Search the records that follow and extract every line containing the string "this".
[Start of Dataset extract]
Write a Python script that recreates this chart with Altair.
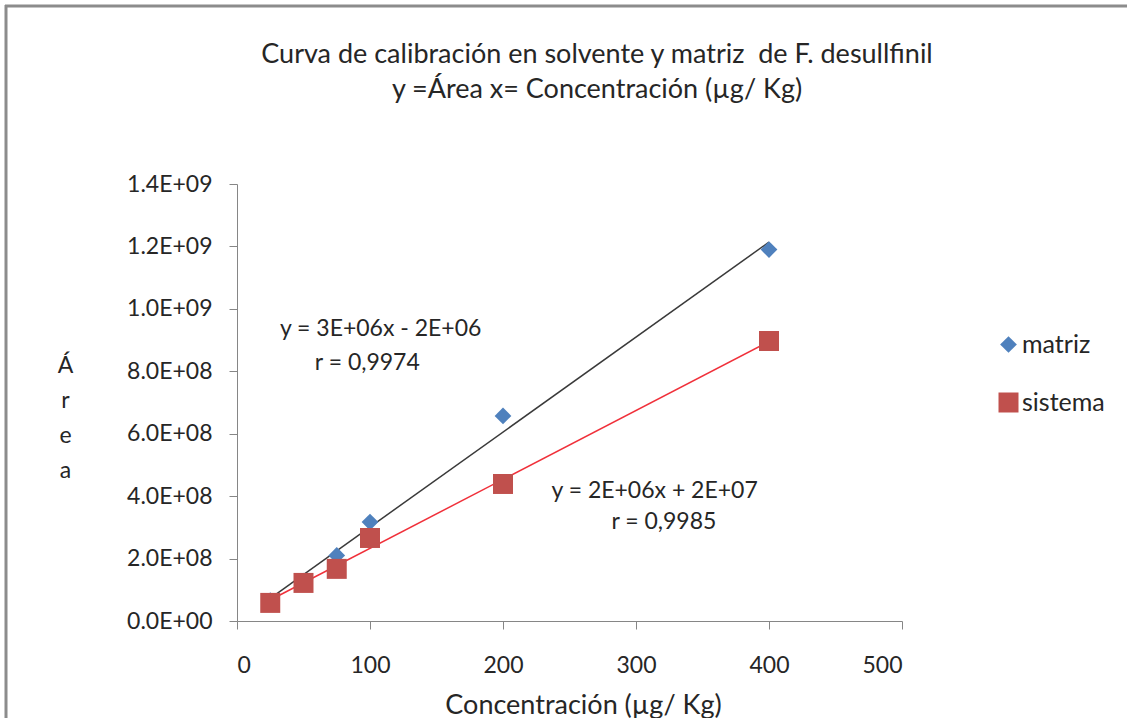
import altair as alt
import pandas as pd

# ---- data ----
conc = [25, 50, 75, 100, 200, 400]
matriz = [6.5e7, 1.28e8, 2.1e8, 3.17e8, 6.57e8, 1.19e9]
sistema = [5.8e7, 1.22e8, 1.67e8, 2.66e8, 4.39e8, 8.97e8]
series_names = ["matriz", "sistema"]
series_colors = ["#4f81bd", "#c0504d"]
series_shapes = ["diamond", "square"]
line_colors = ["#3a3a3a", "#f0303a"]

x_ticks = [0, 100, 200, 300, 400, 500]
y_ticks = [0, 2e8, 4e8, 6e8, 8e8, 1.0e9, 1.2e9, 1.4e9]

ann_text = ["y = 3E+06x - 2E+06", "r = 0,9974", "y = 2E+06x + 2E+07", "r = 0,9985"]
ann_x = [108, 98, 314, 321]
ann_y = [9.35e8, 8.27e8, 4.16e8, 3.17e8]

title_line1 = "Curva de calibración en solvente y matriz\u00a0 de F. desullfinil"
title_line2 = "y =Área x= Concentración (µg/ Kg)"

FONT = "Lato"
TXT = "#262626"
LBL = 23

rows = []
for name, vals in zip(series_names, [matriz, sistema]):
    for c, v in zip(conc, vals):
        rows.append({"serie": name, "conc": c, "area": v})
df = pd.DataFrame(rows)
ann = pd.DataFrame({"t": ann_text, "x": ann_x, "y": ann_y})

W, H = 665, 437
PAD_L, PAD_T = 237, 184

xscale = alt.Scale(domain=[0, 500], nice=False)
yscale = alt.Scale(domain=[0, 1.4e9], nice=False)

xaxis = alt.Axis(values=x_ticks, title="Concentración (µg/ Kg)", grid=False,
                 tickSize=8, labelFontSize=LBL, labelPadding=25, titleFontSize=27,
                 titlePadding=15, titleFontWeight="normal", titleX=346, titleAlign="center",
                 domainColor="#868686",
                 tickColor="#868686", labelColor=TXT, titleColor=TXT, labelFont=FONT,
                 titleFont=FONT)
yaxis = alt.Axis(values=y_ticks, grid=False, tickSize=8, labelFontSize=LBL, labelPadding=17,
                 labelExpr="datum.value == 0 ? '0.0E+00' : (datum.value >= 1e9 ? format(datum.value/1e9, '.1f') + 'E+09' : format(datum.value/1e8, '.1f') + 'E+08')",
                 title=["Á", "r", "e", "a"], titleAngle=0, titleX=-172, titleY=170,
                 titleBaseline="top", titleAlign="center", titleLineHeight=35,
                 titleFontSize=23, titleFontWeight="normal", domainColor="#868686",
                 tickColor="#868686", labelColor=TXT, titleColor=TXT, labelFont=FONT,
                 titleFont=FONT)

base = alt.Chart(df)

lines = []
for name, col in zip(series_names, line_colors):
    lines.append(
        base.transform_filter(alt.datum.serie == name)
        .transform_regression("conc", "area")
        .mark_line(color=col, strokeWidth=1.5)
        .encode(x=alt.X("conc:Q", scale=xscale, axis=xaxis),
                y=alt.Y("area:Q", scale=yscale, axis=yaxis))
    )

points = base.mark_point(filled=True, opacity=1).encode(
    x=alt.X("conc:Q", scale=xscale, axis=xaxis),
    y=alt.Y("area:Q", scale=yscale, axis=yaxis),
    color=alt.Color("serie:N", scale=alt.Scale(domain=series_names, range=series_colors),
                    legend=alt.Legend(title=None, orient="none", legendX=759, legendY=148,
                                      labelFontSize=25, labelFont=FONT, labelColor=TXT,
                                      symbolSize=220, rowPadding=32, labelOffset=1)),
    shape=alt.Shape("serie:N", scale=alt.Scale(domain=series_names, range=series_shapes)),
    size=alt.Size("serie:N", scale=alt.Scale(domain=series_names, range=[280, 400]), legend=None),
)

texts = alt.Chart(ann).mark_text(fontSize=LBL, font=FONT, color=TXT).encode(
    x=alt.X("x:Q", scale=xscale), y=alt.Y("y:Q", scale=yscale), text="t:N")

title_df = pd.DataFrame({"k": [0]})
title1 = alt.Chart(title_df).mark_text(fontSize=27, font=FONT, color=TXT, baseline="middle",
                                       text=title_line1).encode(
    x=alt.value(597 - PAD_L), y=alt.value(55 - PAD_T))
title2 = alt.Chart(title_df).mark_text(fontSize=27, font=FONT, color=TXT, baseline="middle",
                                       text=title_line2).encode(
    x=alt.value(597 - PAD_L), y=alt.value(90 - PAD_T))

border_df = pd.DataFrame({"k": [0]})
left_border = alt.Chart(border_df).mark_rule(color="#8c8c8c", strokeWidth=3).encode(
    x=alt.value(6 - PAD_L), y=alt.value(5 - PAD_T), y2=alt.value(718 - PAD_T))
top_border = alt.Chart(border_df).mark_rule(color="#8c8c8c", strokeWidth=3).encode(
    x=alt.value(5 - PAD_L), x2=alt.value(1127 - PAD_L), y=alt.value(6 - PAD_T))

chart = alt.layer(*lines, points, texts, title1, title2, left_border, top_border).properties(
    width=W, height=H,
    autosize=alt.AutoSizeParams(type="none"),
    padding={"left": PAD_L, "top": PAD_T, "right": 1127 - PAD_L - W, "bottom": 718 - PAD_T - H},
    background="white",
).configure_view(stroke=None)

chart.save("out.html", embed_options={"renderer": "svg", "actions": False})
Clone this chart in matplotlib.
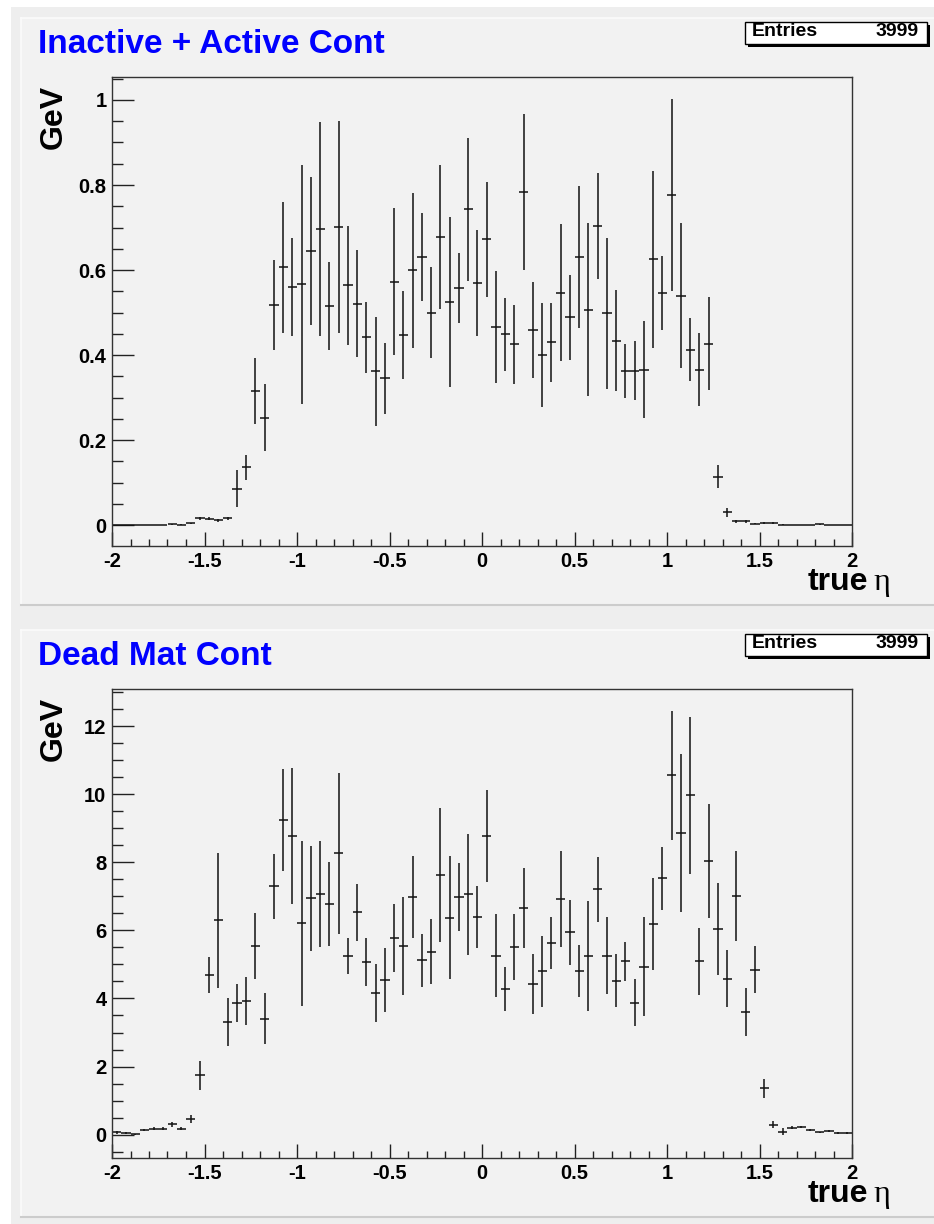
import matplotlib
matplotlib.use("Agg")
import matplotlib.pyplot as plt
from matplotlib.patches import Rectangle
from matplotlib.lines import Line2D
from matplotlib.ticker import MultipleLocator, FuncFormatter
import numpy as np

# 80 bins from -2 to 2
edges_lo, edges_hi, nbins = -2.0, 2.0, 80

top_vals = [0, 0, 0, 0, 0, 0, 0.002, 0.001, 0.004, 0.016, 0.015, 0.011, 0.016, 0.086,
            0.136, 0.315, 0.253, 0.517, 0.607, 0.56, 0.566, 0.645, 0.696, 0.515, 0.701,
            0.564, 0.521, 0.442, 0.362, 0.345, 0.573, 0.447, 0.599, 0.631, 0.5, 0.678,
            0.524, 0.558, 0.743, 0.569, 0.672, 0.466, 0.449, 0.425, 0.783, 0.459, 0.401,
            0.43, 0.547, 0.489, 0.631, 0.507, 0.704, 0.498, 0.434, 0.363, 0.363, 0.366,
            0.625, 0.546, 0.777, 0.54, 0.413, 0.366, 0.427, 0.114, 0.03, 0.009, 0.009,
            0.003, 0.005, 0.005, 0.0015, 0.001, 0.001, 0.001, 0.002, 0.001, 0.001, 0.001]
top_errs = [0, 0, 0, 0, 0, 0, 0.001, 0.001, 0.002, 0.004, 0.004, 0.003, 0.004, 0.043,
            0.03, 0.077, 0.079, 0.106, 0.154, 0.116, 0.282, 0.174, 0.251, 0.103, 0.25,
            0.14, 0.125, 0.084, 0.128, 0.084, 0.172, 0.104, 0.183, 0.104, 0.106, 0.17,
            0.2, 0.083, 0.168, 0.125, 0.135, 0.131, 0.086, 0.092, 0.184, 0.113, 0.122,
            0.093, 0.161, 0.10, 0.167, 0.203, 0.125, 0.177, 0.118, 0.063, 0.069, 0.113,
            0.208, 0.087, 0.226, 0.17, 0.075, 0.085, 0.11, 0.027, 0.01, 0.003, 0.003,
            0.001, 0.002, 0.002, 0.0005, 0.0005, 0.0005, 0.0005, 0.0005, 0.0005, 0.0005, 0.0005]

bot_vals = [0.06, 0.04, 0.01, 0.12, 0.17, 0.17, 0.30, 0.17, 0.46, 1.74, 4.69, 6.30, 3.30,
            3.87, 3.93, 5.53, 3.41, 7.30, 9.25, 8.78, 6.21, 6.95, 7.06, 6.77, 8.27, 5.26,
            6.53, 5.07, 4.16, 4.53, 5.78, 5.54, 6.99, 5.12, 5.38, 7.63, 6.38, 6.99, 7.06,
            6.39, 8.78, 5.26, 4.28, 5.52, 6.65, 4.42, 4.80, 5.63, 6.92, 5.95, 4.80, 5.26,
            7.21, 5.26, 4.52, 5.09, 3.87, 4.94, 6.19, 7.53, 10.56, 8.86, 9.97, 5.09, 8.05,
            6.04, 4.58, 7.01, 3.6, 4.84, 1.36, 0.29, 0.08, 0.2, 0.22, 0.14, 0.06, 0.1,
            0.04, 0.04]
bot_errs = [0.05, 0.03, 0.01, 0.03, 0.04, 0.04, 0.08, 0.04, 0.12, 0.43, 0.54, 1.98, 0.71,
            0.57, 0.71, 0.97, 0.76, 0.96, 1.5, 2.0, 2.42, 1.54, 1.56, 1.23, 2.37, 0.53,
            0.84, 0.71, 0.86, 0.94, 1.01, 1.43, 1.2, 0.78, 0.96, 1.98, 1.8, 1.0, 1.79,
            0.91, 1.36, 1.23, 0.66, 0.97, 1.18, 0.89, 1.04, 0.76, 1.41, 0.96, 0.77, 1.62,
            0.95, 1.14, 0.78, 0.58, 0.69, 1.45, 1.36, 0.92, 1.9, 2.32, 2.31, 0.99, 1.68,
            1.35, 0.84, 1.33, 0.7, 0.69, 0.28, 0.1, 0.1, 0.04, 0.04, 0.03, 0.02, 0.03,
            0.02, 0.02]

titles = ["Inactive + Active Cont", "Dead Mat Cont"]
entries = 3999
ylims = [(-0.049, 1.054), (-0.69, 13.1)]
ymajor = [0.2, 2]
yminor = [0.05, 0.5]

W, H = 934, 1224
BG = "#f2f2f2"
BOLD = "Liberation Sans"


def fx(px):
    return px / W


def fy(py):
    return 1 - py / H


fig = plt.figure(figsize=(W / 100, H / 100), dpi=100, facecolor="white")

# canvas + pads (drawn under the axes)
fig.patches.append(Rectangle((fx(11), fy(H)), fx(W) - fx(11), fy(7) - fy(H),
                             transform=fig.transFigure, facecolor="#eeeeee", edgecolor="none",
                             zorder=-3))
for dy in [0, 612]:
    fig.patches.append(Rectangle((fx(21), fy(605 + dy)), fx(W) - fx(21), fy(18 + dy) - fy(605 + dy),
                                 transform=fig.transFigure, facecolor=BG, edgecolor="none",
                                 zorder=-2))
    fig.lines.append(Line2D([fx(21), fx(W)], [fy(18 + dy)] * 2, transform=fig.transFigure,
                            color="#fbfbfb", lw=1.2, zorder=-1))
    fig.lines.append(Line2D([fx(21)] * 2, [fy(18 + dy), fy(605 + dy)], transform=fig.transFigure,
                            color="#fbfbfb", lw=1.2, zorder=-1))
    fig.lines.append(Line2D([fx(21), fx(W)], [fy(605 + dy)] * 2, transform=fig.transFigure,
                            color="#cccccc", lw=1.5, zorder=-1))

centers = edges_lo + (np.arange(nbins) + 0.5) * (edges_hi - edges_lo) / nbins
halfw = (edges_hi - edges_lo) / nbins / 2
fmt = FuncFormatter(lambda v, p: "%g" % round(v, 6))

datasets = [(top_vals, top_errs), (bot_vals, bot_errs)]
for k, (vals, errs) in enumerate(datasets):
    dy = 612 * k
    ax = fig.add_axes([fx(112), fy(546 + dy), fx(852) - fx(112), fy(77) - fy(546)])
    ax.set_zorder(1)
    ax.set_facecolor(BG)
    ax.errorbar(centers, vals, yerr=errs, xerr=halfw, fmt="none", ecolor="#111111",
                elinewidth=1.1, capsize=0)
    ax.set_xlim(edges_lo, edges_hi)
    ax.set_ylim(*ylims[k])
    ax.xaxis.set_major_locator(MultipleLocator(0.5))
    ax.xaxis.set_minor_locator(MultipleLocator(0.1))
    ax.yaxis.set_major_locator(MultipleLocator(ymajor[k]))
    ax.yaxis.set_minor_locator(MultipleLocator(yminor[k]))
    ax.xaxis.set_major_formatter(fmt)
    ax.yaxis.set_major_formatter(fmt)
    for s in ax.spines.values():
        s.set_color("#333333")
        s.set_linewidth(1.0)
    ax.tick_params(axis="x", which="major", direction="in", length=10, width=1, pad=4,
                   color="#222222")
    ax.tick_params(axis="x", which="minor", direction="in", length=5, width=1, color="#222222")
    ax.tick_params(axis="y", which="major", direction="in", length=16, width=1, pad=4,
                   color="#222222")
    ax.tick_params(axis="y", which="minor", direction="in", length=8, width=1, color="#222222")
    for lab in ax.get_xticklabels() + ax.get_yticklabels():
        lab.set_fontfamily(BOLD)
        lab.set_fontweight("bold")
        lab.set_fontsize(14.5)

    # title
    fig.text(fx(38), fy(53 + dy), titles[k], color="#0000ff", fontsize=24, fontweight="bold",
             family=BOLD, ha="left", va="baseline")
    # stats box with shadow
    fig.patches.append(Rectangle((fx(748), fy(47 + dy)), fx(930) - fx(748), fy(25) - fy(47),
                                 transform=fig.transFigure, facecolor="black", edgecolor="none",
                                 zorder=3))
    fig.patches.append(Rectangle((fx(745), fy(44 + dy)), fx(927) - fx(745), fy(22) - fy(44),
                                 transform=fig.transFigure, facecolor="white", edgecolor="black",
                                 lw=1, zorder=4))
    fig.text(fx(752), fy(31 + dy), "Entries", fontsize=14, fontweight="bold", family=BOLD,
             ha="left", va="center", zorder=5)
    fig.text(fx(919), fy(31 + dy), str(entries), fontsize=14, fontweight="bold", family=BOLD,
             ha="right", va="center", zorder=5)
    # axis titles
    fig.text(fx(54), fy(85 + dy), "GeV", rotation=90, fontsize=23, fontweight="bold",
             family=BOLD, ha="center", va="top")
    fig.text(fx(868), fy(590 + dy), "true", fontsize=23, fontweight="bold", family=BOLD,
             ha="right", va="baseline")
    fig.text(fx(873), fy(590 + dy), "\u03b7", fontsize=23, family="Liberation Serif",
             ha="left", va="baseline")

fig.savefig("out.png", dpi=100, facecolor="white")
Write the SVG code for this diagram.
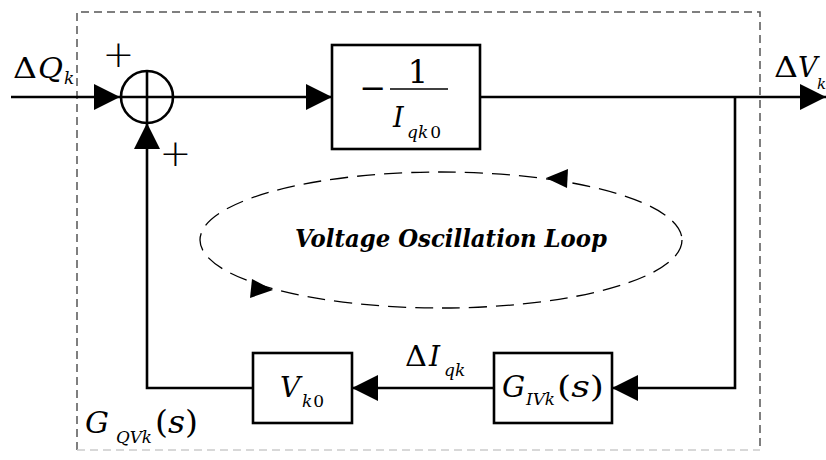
[End of Dataset extract]
(Answer below)
Write a Python script that recreates this chart with Altair.
Clone this chart in matplotlib.
Write the SVG code for this diagram.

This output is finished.